Source data:

* Begin *

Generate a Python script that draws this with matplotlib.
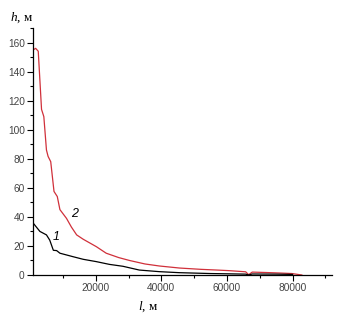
import matplotlib
matplotlib.use("Agg")
import matplotlib.pyplot as plt
from matplotlib.ticker import MultipleLocator

plt.rcParams["mathtext.fontset"] = "custom"
plt.rcParams["mathtext.it"] = "Liberation Serif:italic"
plt.rcParams["mathtext.rm"] = "Liberation Serif"

# Curve 2 (red)
x2 = [1000, 1700, 2500, 3500, 4200, 5000, 5500, 6300, 7300, 8300, 9100, 11100, 12600,
      14200, 16200, 20200, 23200, 27000, 30300, 35000, 39400, 45500, 52000, 57000, 60600,
      65700, 66600, 67700, 72000, 76800, 79800, 81000, 82800]
h2 = [155, 156, 154, 114, 109, 86, 81.6, 78, 57.5, 54, 45, 39, 33,
      27.6, 24.6, 19.5, 15, 12, 10.0, 7.6, 6.2, 4.8, 3.9, 3.4, 3.0,
      2.2, 0.2, 2.0, 1.7, 1.3, 1.0, 0.6, 0.0]
# Curve 1 (black)
x1 = [1000, 3000, 5000, 6000, 7100, 8100, 9100, 13100, 16200, 20200, 24200, 28300,
      33300, 39400, 45500, 55000, 60600, 65700, 66600, 67700, 75000, 80000]
h1 = [35.6, 30, 27.6, 24, 17, 16.8, 15, 12.6, 10.8, 9.2, 7.3, 6.0,
      3.4, 2.3, 1.6, 1.0, 0.8, 0.6, 0.0, 0.7, 0.6, 0.4]

fig = plt.figure(figsize=(3.44, 3.22), dpi=100)
ax = fig.add_axes([33/344, 1-275/322, (332-33)/344, (275-28)/322])

ax.plot(x2, h2, color="#d0303a", lw=0.9)
ax.plot(x1, h1, color="black", lw=0.9)

ax.set_xlim(900, 92000)
ax.set_ylim(0, 170)
ax.xaxis.set_major_locator(MultipleLocator(20000))
ax.xaxis.set_minor_locator(MultipleLocator(10000))
ax.yaxis.set_major_locator(MultipleLocator(20))
ax.yaxis.set_minor_locator(MultipleLocator(10))

for s in ("top", "right"):
    ax.spines[s].set_visible(False)
for s in ("left", "bottom"):
    ax.spines[s].set_linewidth(0.9)

ax.tick_params(which="major", direction="out", length=4, width=0.8,
               labelsize=7.3, labelcolor="#444444", pad=2)
ax.tick_params(which="minor", direction="out", length=2.5, width=0.8)
for lab in ax.get_xticklabels() + ax.get_yticklabels():
    lab.set_family("Liberation Sans")

fig.text(10/344, 1-18/322, "$h$, м", fontsize=9.5, family="Liberation Serif",
         va="center", ha="left")
fig.text(138/344, 1-307/322, "$l$, м", fontsize=9.5, family="Liberation Serif",
         va="center", ha="left")

ax.text(6800, 24, "1", fontsize=9, style="italic", family="Liberation Sans")
ax.text(12500, 40, "2", fontsize=9, style="italic", family="Liberation Sans")

fig.savefig("out.png", dpi=100)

* End *

Your instructions: Everything from the first line to the line with "ax.spines[s].set_linewidth(0.9)" must be repeated exactly, and nothing else. Leave the pictures out.

Correct output:
Generate a Python script that draws this with matplotlib.
import matplotlib
matplotlib.use("Agg")
import matplotlib.pyplot as plt
from matplotlib.ticker import MultipleLocator

plt.rcParams["mathtext.fontset"] = "custom"
plt.rcParams["mathtext.it"] = "Liberation Serif:italic"
plt.rcParams["mathtext.rm"] = "Liberation Serif"

# Curve 2 (red)
x2 = [1000, 1700, 2500, 3500, 4200, 5000, 5500, 6300, 7300, 8300, 9100, 11100, 12600,
      14200, 16200, 20200, 23200, 27000, 30300, 35000, 39400, 45500, 52000, 57000, 60600,
      65700, 66600, 67700, 72000, 76800, 79800, 81000, 82800]
h2 = [155, 156, 154, 114, 109, 86, 81.6, 78, 57.5, 54, 45, 39, 33,
      27.6, 24.6, 19.5, 15, 12, 10.0, 7.6, 6.2, 4.8, 3.9, 3.4, 3.0,
      2.2, 0.2, 2.0, 1.7, 1.3, 1.0, 0.6, 0.0]
# Curve 1 (black)
x1 = [1000, 3000, 5000, 6000, 7100, 8100, 9100, 13100, 16200, 20200, 24200, 28300,
      33300, 39400, 45500, 55000, 60600, 65700, 66600, 67700, 75000, 80000]
h1 = [35.6, 30, 27.6, 24, 17, 16.8, 15, 12.6, 10.8, 9.2, 7.3, 6.0,
      3.4, 2.3, 1.6, 1.0, 0.8, 0.6, 0.0, 0.7, 0.6, 0.4]

fig = plt.figure(figsize=(3.44, 3.22), dpi=100)
ax = fig.add_axes([33/344, 1-275/322, (332-33)/344, (275-28)/322])

ax.plot(x2, h2, color="#d0303a", lw=0.9)
ax.plot(x1, h1, color="black", lw=0.9)

ax.set_xlim(900, 92000)
ax.set_ylim(0, 170)
ax.xaxis.set_major_locator(MultipleLocator(20000))
ax.xaxis.set_minor_locator(MultipleLocator(10000))
ax.yaxis.set_major_locator(MultipleLocator(20))
ax.yaxis.set_minor_locator(MultipleLocator(10))

for s in ("top", "right"):
    ax.spines[s].set_visible(False)
for s in ("left", "bottom"):
    ax.spines[s].set_linewidth(0.9)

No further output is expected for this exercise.